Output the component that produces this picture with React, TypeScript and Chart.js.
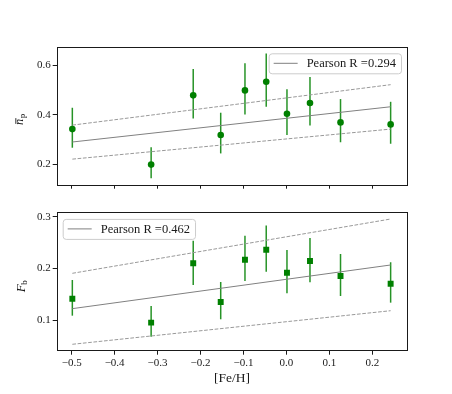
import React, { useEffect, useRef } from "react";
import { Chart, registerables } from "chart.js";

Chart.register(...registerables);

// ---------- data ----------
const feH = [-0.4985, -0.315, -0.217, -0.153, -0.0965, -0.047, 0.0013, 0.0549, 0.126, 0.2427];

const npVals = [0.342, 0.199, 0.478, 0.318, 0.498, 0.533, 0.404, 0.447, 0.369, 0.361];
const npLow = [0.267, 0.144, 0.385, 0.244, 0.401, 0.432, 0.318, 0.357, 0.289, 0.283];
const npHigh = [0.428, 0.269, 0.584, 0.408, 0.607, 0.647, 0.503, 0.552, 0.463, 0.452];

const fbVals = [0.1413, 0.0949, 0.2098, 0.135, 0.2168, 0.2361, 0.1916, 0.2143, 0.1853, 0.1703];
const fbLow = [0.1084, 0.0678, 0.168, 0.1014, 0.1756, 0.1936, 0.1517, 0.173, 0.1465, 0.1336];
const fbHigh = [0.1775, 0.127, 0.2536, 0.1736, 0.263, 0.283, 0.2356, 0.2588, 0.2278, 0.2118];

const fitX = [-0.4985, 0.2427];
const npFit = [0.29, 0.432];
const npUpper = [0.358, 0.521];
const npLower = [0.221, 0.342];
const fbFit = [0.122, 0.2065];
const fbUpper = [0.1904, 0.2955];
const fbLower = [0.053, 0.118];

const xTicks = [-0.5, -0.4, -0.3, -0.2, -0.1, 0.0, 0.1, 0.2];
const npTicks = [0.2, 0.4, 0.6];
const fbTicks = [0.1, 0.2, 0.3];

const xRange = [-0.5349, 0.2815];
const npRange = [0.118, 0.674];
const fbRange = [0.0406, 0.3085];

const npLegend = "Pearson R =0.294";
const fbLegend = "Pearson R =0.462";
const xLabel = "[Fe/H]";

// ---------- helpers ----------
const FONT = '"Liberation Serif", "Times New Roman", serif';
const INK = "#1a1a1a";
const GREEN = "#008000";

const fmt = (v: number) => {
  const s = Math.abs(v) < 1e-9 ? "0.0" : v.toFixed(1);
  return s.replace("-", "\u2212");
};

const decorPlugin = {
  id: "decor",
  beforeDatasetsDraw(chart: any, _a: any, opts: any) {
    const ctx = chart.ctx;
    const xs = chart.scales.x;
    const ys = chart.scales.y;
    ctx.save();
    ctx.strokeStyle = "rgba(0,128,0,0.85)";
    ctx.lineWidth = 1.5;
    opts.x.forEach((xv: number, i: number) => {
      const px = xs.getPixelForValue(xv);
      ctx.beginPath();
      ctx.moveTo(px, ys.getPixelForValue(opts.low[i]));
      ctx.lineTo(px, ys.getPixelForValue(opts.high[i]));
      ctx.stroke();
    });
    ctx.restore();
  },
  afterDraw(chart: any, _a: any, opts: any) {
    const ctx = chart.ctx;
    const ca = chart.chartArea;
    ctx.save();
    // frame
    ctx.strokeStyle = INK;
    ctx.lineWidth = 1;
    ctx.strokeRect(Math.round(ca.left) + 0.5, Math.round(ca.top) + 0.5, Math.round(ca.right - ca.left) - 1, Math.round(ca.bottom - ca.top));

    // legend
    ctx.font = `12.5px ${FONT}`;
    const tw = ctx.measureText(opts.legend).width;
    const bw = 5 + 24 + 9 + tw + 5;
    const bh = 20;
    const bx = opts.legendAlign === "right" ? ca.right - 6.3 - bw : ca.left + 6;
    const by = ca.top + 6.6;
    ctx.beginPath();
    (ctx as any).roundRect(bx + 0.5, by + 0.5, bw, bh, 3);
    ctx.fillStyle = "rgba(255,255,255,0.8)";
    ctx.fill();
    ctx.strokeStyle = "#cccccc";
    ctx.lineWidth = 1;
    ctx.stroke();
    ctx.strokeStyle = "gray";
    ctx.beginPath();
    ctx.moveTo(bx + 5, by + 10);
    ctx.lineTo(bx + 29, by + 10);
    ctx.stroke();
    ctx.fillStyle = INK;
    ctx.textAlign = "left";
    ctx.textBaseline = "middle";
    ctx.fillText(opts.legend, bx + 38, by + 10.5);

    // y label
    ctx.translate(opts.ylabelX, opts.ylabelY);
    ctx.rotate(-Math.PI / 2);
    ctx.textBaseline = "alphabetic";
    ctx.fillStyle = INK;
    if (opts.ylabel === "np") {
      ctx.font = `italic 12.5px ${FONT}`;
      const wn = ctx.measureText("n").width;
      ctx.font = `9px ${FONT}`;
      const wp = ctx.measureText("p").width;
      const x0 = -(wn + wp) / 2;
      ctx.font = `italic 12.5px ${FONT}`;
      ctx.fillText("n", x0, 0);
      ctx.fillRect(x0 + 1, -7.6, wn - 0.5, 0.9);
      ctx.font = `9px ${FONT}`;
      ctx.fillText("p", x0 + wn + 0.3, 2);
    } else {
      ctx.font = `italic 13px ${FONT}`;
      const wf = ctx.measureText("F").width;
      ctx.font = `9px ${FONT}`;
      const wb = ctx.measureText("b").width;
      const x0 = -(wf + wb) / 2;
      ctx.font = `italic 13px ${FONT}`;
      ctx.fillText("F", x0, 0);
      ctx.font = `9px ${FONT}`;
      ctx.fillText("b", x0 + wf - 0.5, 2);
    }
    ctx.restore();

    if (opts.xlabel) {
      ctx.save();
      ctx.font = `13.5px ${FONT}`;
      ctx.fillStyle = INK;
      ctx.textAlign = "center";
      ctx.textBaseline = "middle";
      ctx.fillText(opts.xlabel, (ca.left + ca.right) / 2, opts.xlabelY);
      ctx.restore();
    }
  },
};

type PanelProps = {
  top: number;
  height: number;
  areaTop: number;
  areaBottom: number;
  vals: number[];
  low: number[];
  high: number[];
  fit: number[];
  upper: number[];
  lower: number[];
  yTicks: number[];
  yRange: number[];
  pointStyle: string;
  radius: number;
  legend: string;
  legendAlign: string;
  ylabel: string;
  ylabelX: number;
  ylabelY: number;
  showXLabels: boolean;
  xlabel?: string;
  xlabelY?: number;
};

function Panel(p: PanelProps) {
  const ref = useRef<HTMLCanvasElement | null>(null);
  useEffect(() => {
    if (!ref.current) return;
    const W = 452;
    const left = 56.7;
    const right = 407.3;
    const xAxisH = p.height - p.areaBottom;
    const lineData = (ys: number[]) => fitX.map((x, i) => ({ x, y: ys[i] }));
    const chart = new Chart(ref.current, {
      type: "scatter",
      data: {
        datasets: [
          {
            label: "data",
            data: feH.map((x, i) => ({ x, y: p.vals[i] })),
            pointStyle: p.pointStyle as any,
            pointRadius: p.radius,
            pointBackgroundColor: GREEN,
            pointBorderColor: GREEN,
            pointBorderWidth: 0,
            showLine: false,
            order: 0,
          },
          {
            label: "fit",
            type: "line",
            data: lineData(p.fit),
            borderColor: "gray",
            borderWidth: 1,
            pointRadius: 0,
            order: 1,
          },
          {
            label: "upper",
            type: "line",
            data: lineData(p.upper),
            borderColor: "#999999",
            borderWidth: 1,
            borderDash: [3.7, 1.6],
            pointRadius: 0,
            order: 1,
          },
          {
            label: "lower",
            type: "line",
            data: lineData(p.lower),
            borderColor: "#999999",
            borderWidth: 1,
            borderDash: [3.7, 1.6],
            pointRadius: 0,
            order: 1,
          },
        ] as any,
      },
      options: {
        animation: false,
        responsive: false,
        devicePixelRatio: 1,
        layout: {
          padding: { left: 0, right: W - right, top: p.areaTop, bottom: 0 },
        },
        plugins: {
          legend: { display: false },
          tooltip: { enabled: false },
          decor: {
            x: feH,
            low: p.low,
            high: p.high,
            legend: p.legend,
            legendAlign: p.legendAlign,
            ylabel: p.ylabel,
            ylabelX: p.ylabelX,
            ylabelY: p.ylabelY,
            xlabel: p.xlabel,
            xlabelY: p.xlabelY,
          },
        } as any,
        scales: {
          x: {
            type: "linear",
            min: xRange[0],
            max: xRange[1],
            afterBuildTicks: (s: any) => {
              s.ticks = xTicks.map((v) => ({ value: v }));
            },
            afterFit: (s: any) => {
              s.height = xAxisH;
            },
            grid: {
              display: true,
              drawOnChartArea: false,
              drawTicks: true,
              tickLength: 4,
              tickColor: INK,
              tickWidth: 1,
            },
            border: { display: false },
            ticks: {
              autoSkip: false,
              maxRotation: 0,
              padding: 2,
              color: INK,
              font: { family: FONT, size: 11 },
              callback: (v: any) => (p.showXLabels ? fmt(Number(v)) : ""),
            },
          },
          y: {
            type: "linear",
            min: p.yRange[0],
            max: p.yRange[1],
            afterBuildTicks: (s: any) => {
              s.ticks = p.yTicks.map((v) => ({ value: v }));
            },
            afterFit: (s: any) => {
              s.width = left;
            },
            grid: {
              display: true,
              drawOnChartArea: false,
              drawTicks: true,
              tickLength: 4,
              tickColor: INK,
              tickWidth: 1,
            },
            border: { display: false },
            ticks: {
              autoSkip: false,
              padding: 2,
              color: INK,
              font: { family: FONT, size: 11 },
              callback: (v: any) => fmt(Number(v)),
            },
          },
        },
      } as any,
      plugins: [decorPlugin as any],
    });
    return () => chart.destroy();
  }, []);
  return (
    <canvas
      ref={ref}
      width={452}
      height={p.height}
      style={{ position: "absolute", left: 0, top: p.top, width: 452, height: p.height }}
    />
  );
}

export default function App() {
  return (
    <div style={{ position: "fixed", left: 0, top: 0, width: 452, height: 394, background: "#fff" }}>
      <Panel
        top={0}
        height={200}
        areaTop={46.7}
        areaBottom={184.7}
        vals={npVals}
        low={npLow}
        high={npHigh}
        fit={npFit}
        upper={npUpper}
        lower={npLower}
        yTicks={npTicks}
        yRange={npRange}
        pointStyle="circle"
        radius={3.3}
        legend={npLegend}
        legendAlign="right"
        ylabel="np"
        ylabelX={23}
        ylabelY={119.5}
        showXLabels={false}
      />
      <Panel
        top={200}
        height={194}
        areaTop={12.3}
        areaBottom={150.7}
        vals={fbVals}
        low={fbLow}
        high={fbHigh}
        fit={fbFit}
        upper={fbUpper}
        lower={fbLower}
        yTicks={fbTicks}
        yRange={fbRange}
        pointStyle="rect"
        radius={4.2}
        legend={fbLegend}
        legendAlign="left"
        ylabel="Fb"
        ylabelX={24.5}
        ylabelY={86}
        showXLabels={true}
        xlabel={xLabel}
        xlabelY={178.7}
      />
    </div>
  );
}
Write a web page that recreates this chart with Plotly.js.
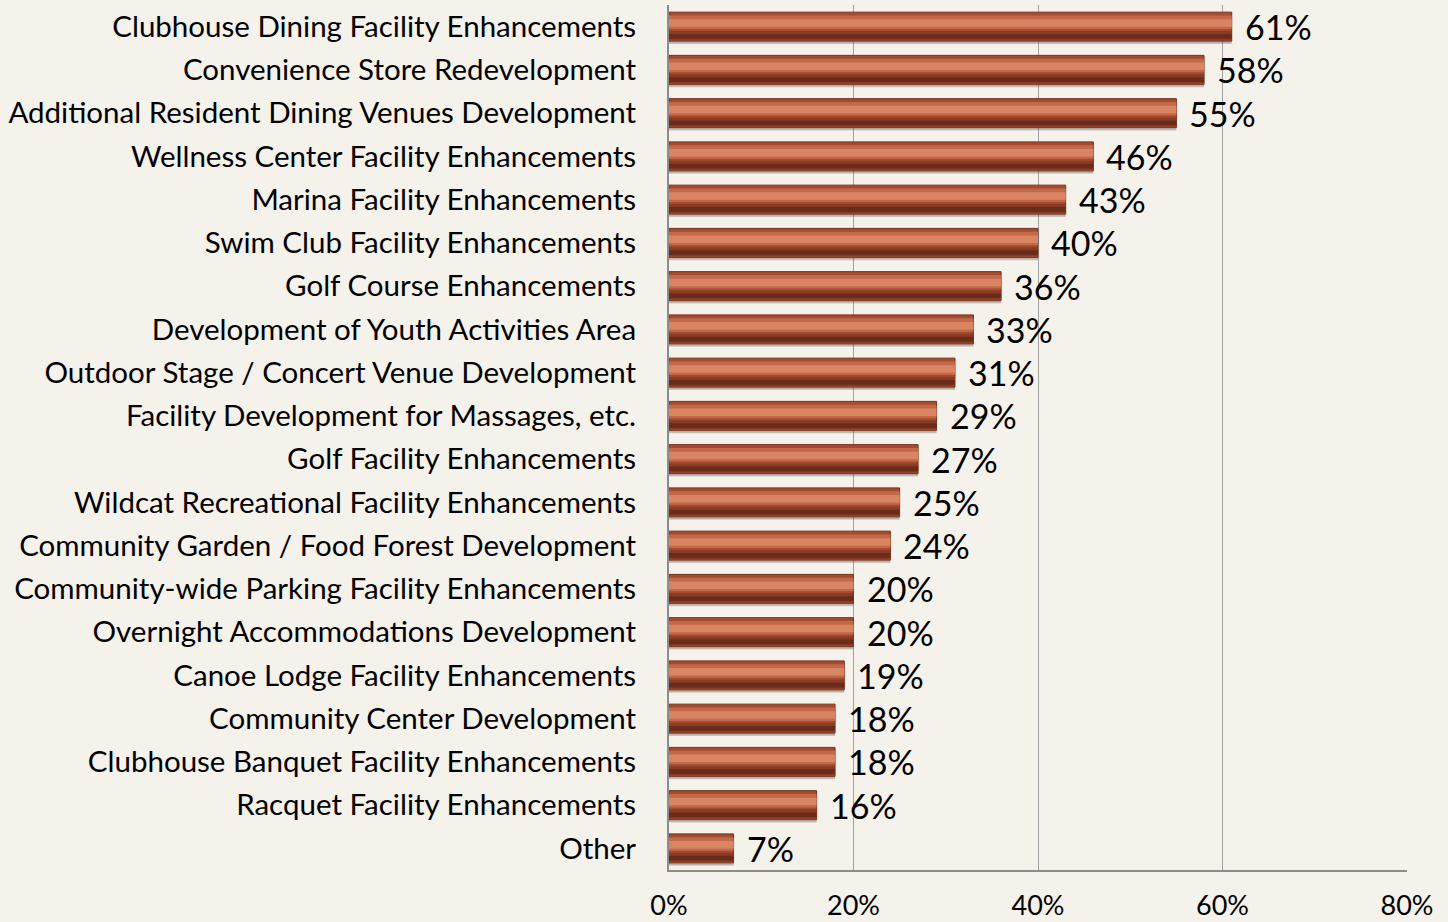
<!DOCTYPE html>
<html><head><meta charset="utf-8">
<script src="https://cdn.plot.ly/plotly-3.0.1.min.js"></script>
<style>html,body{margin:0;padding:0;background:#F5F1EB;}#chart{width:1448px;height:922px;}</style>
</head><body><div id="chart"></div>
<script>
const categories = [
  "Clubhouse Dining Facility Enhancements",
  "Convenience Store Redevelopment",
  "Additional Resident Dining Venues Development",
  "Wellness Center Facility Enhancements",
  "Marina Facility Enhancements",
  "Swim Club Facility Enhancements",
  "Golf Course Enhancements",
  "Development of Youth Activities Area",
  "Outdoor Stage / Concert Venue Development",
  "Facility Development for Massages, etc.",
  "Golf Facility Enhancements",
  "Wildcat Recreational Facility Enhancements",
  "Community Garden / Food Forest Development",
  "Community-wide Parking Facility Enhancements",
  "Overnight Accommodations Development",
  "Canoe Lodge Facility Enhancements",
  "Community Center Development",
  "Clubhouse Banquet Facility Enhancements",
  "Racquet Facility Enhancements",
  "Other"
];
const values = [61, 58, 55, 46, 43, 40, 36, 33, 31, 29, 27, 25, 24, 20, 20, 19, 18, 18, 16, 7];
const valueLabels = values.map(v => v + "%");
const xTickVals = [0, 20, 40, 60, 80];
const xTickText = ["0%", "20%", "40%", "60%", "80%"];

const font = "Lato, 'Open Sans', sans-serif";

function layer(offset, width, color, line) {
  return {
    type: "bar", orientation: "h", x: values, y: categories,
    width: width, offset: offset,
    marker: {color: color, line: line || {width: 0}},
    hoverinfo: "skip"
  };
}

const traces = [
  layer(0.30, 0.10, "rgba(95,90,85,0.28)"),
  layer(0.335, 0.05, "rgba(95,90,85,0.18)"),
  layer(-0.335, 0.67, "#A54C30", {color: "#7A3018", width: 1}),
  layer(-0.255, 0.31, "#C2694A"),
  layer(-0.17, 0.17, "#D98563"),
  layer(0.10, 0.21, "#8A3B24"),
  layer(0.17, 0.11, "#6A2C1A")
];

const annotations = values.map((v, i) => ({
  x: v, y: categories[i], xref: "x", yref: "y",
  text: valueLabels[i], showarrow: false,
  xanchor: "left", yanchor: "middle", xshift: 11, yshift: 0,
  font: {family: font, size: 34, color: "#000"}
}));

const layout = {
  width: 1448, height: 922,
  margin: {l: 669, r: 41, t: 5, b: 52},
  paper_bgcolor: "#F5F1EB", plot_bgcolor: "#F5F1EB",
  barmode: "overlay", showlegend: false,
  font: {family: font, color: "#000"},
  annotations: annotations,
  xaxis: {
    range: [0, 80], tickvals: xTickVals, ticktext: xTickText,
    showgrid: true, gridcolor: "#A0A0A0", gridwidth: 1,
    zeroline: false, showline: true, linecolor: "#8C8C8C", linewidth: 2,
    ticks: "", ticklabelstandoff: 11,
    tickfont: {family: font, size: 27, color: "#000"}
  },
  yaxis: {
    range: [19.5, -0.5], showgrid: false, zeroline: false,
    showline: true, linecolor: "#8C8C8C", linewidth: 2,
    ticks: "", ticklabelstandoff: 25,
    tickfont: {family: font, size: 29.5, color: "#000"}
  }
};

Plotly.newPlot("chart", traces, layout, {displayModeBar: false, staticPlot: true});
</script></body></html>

■ TASK: Count the lines in the records above that contain the word "React", and give only the number.

■ COMPLETED TASK: 2